Postby admin » Fri Sep 04, 2009 2:16 pm

yea, I am not even sure how that would work under Chile's current real estate laws without them mucking around in modifying the current mortgage laws to the point where the entire market gets destabilized. I believe under the current laws the bonds would be essentially worthless as soon as they where issued, because you would never have a way to foreclose on a property. Well, at least not without incurring so many extra expenses that any gains on the bonds are lost.

They already have this problem in the States where no one is even sure who owns what property. Half those abandon homes in the States can not be sold or auctioned, because no one knows who owns them.

Mortgages in Chile are fairly ironclad right now.
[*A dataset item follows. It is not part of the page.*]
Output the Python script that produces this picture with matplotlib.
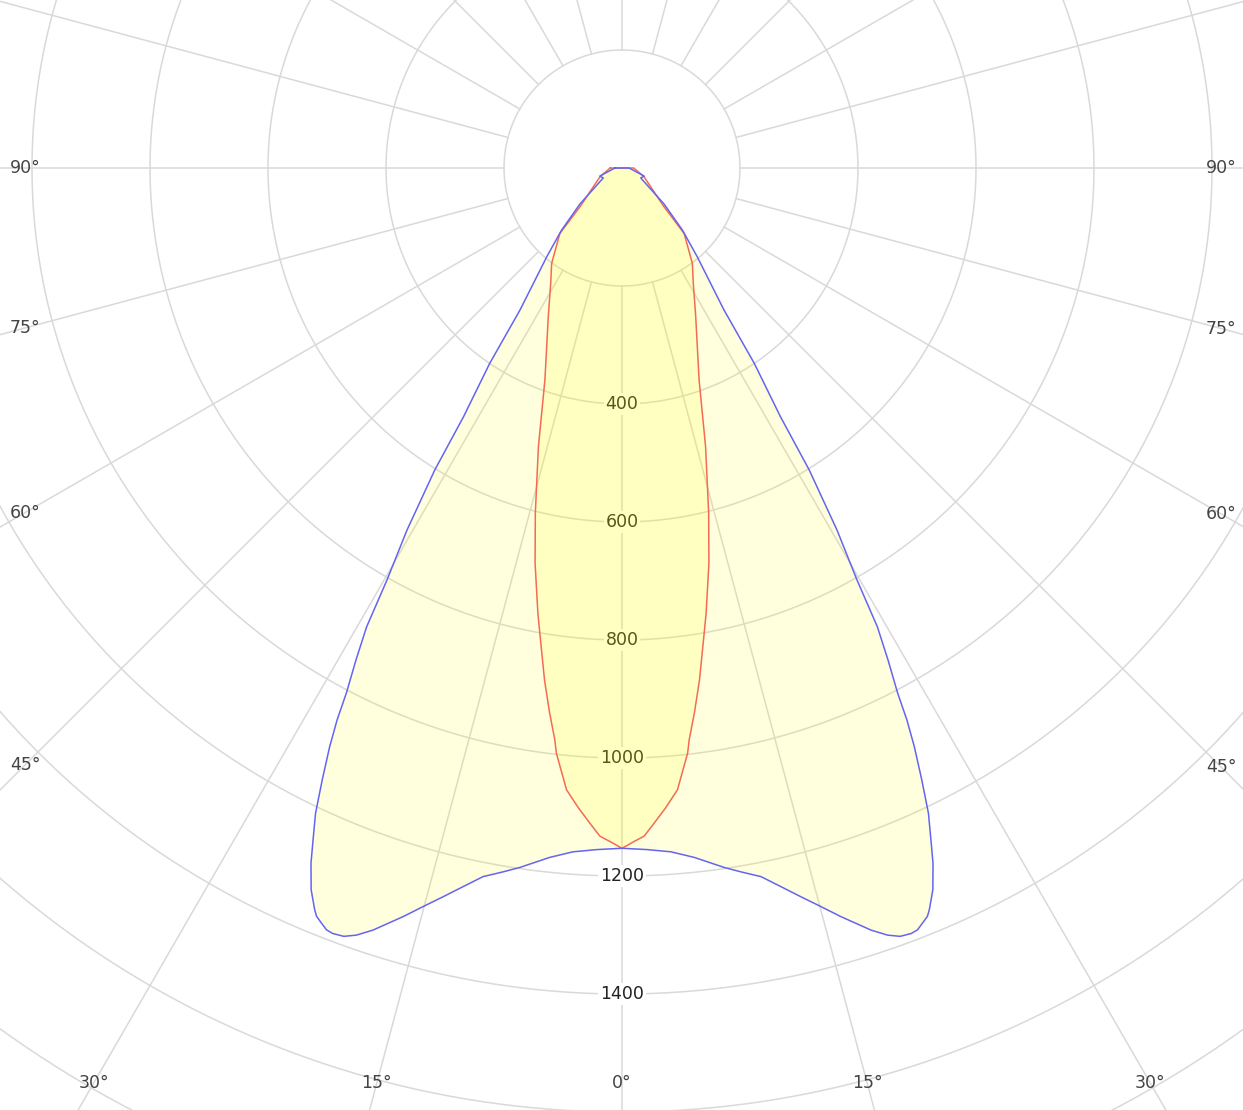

It is fast and relatively cheap for a mortgage holder to send a property to auction, and to cancel a mortgage. We have seen properties go to auction and be sold in as little as a couple of weeks.

We also when dealing with purchases, we regularly negotiate directly with the banks to pay off the mortgage when we are buying properties, because you have to have the mortgage holders authorization to sell the property. I can just imagine the mess of needing a power of attorney from some hedge fund in China that holds a billion dollars in Chilean mortgages just to handle a sale of say a 80 million pesos property. It would kill likely 1/2 half of the real estate market in Chile overnight, if the laws where not modified to handle it correctly or where modified wrongly.

My vote is don't mess with it. Chile's mortgage system is fairly rock solid.

The other thing to keep in mind is that a mortgage holder in Chile only owns the debt, not the house. So, if a property say has a purchase price of 100 million pesos, the bank provides a mortgage for 80 million pesos, they are entitled to the debt and only the debt at auction. If it sells for 120 million at auction, the owner gets the extra 40 million not the bank. The bank is just stuck with any cost above that. They don't "own" the house. All they have is a right to force it to auction.